| WORK TO COMPLETE |
Repeat the material below exactly, with no pictures.

##### DATA SUPPLIED #####

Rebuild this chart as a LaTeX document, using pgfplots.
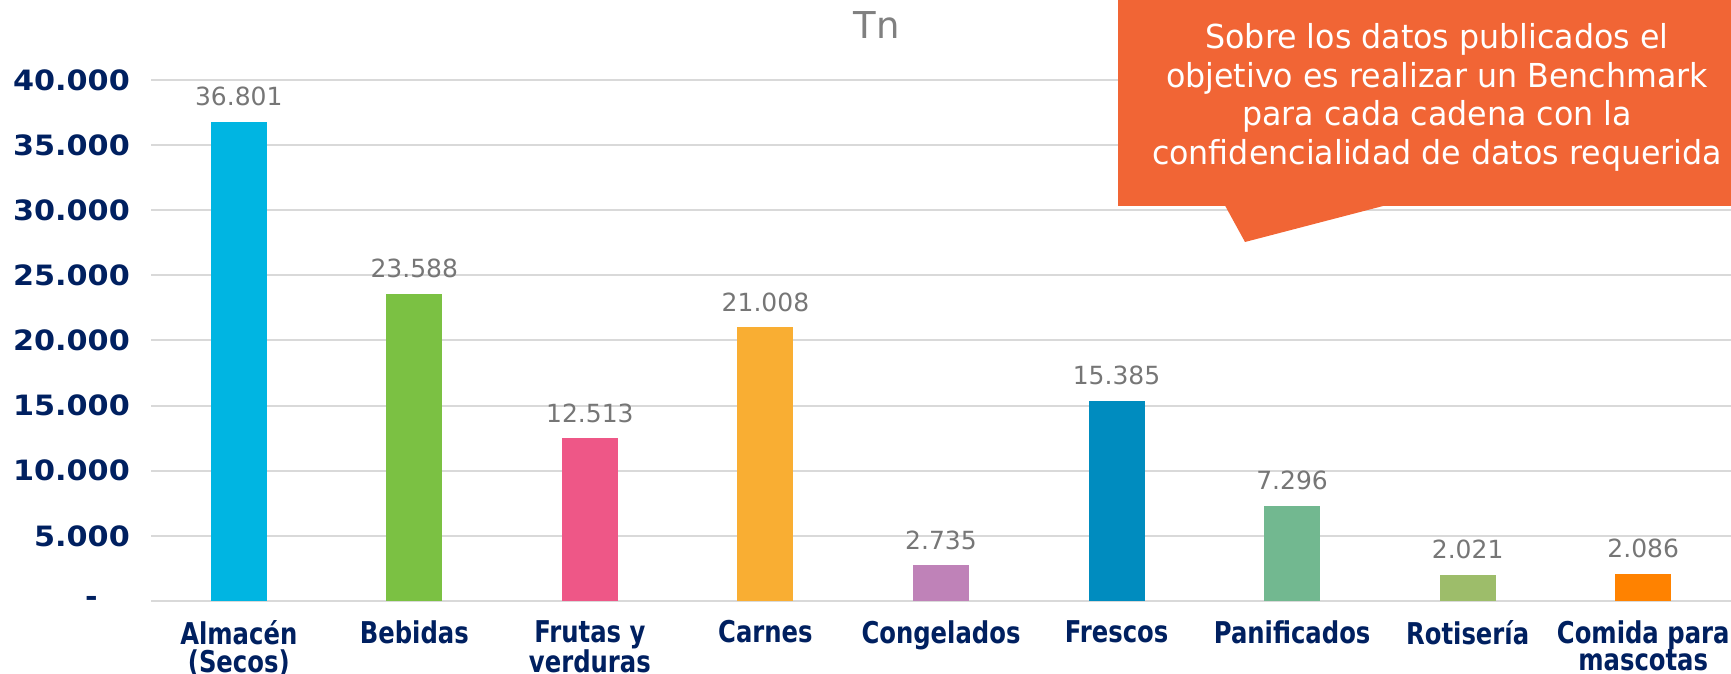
\documentclass[border=0pt]{standalone}
\usepackage{pgfplots}
\pgfplotsset{compat=1.18}
\usepackage{fontspec}
\setmainfont{DejaVu Sans}
\newfontfamily\condfont[FakeStretch=0.81]{DejaVu Sans}
\newfontfamily\widefont[FakeStretch=1.08]{DejaVu Sans}
\newfontfamily\callfont[FakeStretch=0.96]{DejaVu Sans}
\definecolor{navy}{HTML}{002060}
\definecolor{lblgray}{HTML}{767676}
\definecolor{titlegray}{HTML}{808080}
\definecolor{gridgray}{HTML}{D9D9D9}
\definecolor{callout}{HTML}{F16535}
\definecolor{c1}{HTML}{00B5E2}
\definecolor{c2}{HTML}{7BC143}
\definecolor{c3}{HTML}{EE5787}
\definecolor{c4}{HTML}{F9AE33}
\definecolor{c5}{HTML}{BF82B8}
\definecolor{c6}{HTML}{008CBF}
\definecolor{c7}{HTML}{72B890}
\definecolor{c8}{HTML}{9DBD6A}
\definecolor{c9}{HTML}{FF8200}
\begin{document}
\begin{tikzpicture}[x=1pt,y=1pt]
\path[use as bounding box] (0,0) rectangle (1731,674);
\begin{axis}[
  at={(151pt,73pt)}, anchor=south west,
  scale only axis, width=1580pt, height=521pt,
  xmin=-0.5, xmax=8.5, ymin=0, ymax=40000,
  axis line style={draw=none},
  major tick length=0pt,
  scaled y ticks=false,
  ymajorgrids, grid style={draw=gridgray, line width=2pt},
  ytick={0,5000,10000,15000,20000,25000,30000,35000,40000},
  yticklabels={{-\hspace*{32pt}},5.000,10.000,15.000,20.000,25.000,30.000,35.000,40.000},
  yticklabel style={font=\widefont\bfseries\fontsize{28}{28}\selectfont, text=navy, inner sep=0pt, anchor=east, xshift=-21pt},
  xtick={0,1,2,3,4,5,6,7,8},
  xticklabels={{Almacén\\(Secos)},Bebidas,{Frutas y\\verduras},Carnes,Congelados,Frescos,Panificados,Rotisería,{Comida para\\mascotas}},
  xticklabel style={align=center, font=\condfont\bfseries\fontsize{30}{27.5}\selectfont, text=navy, inner sep=0pt, anchor=north, yshift=-19.5pt},
  ybar, bar width=56pt, bar shift=0pt,
  point meta=explicit symbolic,
  nodes near coords,
  nodes near coords style={anchor=base, inner sep=0pt, yshift=16pt, font=\fontsize{25}{25}\selectfont, text=lblgray},
  clip=false,
]
\addplot[fill=c1, draw=none, bar shift=0pt] coordinates {(0,36801) [36.801]};
\addplot[fill=c2, draw=none, bar shift=0pt] coordinates {(1,23588) [23.588]};
\addplot[fill=c3, draw=none, bar shift=0pt] coordinates {(2,12513) [12.513]};
\addplot[fill=c4, draw=none, bar shift=0pt] coordinates {(3,21008) [21.008]};
\addplot[fill=c5, draw=none, bar shift=0pt] coordinates {(4,2735) [2.735]};
\addplot[fill=c6, draw=none, bar shift=0pt] coordinates {(5,15385) [15.385]};
\addplot[fill=c7, draw=none, bar shift=0pt] coordinates {(6,7296) [7.296]};
\addplot[fill=c8, draw=none, bar shift=0pt] coordinates {(7,2021) [2.021]};
\addplot[fill=c9, draw=none, bar shift=0pt] coordinates {(8,2086) [2.086]};
\end{axis}
\node[anchor=base, text=titlegray, font=\fontsize{37}{37}\selectfont, inner sep=0pt] at (877,635) {Tn};
\fill[callout] (1118,674) rectangle (1731,468);
\fill[callout] (1225,468.5) -- (1245,432) -- (1385,468.5) -- cycle;
\begin{scope}[every node/.style={anchor=base, text=white, font=\callfont\fontsize{33}{38.5}\selectfont, inner sep=0pt}]
\node at (1437,625) {Sobre los datos publicados el};
\node at (1437,586.5) {objetivo es realizar un Benchmark};
\node at (1437,548) {para cada cadena con la};
\node at (1437,509.5) {confidencialidad de datos requerida};
\end{scope}
\end{tikzpicture}
\end{document}
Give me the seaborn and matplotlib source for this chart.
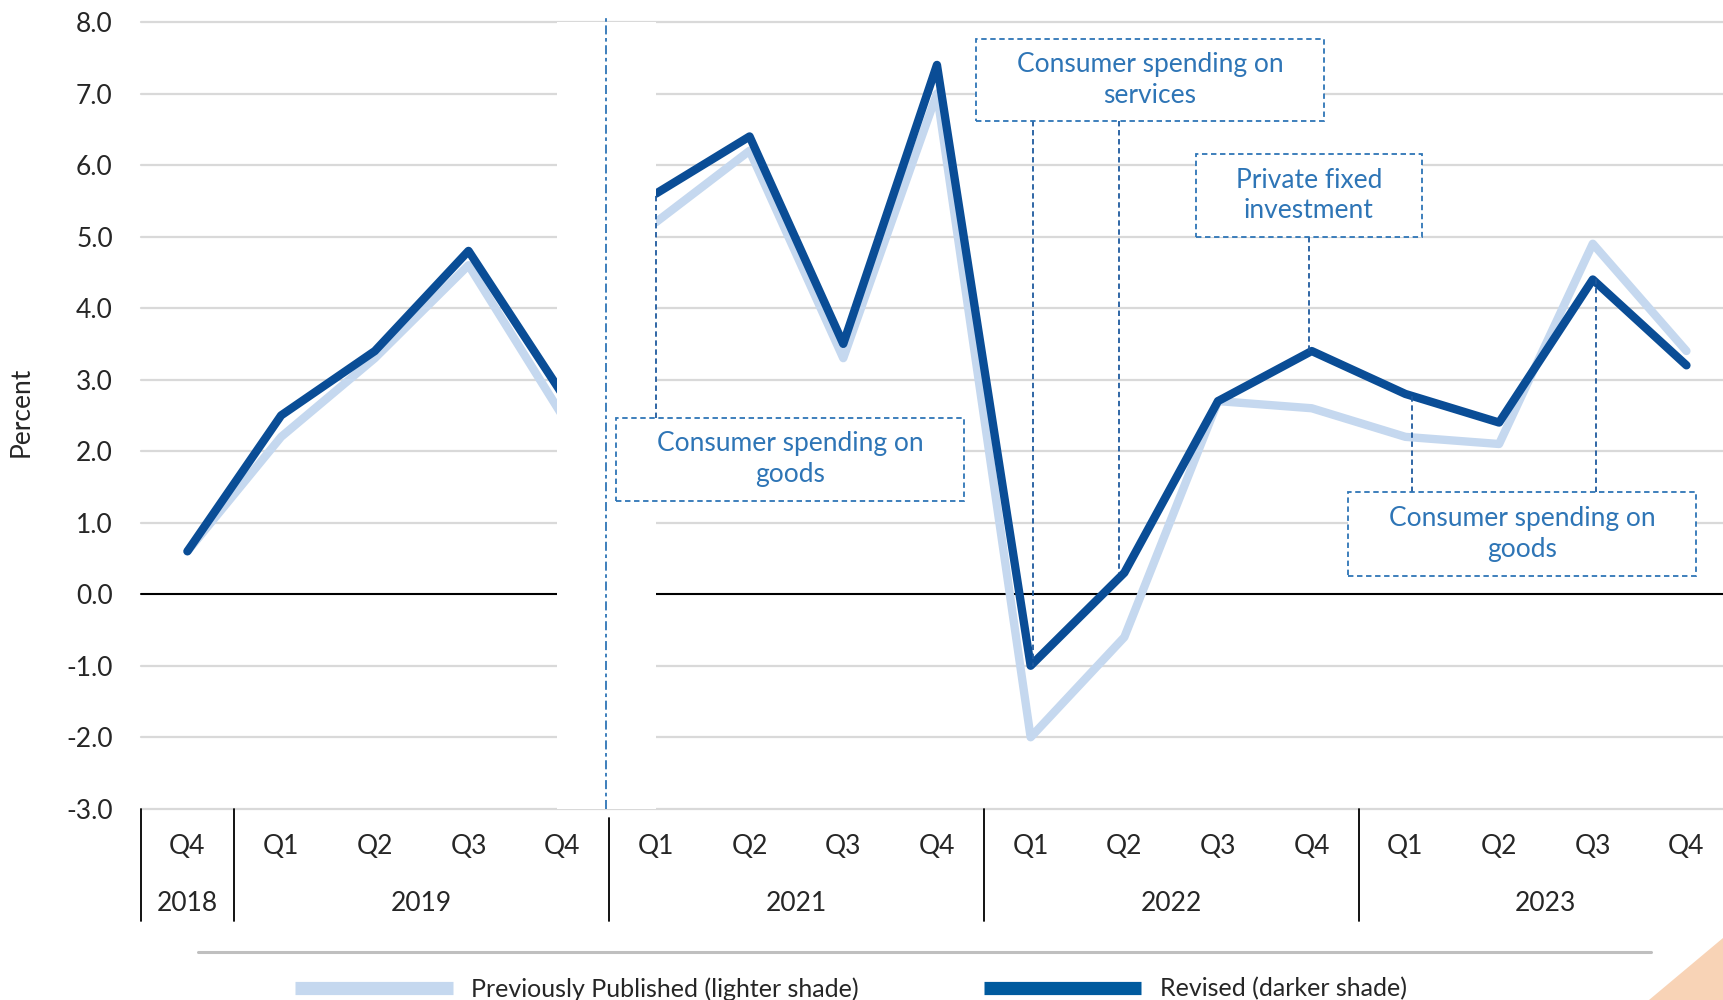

#####

| ANSWER IN FULL |
Rebuild this chart as a LaTeX document, using pgfplots.
\documentclass[border=0pt]{standalone}
\usepackage{pgfplots}
\pgfplotsset{compat=1.18}
\usepackage{fontspec}
\setmainfont{DejaVu Sans}
\newfontfamily\condfont[FakeStretch=0.81]{DejaVu Sans}
\newfontfamily\widefont[FakeStretch=1.08]{DejaVu Sans}
\newfontfamily\callfont[FakeStretch=0.96]{DejaVu Sans}
\definecolor{navy}{HTML}{002060}
\definecolor{lblgray}{HTML}{767676}
\definecolor{titlegray}{HTML}{808080}
\definecolor{gridgray}{HTML}{D9D9D9}
\definecolor{callout}{HTML}{F16535}
\definecolor{c1}{HTML}{00B5E2}
\definecolor{c2}{HTML}{7BC143}
\definecolor{c3}{HTML}{EE5787}
\definecolor{c4}{HTML}{F9AE33}
\definecolor{c5}{HTML}{BF82B8}
\definecolor{c6}{HTML}{008CBF}
\definecolor{c7}{HTML}{72B890}
\definecolor{c8}{HTML}{9DBD6A}
\definecolor{c9}{HTML}{FF8200}
\begin{document}
\begin{tikzpicture}[x=1pt,y=1pt]
\path[use as bounding box] (0,0) rectangle (1731,674);
\begin{axis}[
  at={(151pt,73pt)}, anchor=south west,
  scale only axis, width=1580pt, height=521pt,
  xmin=-0.5, xmax=8.5, ymin=0, ymax=40000,
  axis line style={draw=none},
  major tick length=0pt,
  scaled y ticks=false,
  ymajorgrids, grid style={draw=gridgray, line width=2pt},
  ytick={0,5000,10000,15000,20000,25000,30000,35000,40000},
  yticklabels={{-\hspace*{32pt}},5.000,10.000,15.000,20.000,25.000,30.000,35.000,40.000},
  yticklabel style={font=\widefont\bfseries\fontsize{28}{28}\selectfont, text=navy, inner sep=0pt, anchor=east, xshift=-21pt},
  xtick={0,1,2,3,4,5,6,7,8},
  xticklabels={{Almacén\\(Secos)},Bebidas,{Frutas y\\verduras},Carnes,Congelados,Frescos,Panificados,Rotisería,{Comida para\\mascotas}},
  xticklabel style={align=center, font=\condfont\bfseries\fontsize{30}{27.5}\selectfont, text=navy, inner sep=0pt, anchor=north, yshift=-19.5pt},
  ybar, bar width=56pt, bar shift=0pt,
  point meta=explicit symbolic,
  nodes near coords,
  nodes near coords style={anchor=base, inner sep=0pt, yshift=16pt, font=\fontsize{25}{25}\selectfont, text=lblgray},
  clip=false,
]
\addplot[fill=c1, draw=none, bar shift=0pt] coordinates {(0,36801) [36.801]};
\addplot[fill=c2, draw=none, bar shift=0pt] coordinates {(1,23588) [23.588]};
\addplot[fill=c3, draw=none, bar shift=0pt] coordinates {(2,12513) [12.513]};
\addplot[fill=c4, draw=none, bar shift=0pt] coordinates {(3,21008) [21.008]};
\addplot[fill=c5, draw=none, bar shift=0pt] coordinates {(4,2735) [2.735]};
\addplot[fill=c6, draw=none, bar shift=0pt] coordinates {(5,15385) [15.385]};
\addplot[fill=c7, draw=none, bar shift=0pt] coordinates {(6,7296) [7.296]};
\addplot[fill=c8, draw=none, bar shift=0pt] coordinates {(7,2021) [2.021]};
\addplot[fill=c9, draw=none, bar shift=0pt] coordinates {(8,2086) [2.086]};
\end{axis}
\node[anchor=base, text=titlegray, font=\fontsize{37}{37}\selectfont, inner sep=0pt] at (877,635) {Tn};
\fill[callout] (1118,674) rectangle (1731,468);
\fill[callout] (1225,468.5) -- (1245,432) -- (1385,468.5) -- cycle;
\begin{scope}[every node/.style={anchor=base, text=white, font=\callfont\fontsize{33}{38.5}\selectfont, inner sep=0pt}]
\node at (1437,625) {Sobre los datos publicados el};
\node at (1437,586.5) {objetivo es realizar un Benchmark};
\node at (1437,548) {para cada cadena con la};
\node at (1437,509.5) {confidencialidad de datos requerida};
\end{scope}
\end{tikzpicture}
\end{document}
Give me the seaborn and matplotlib source for this chart.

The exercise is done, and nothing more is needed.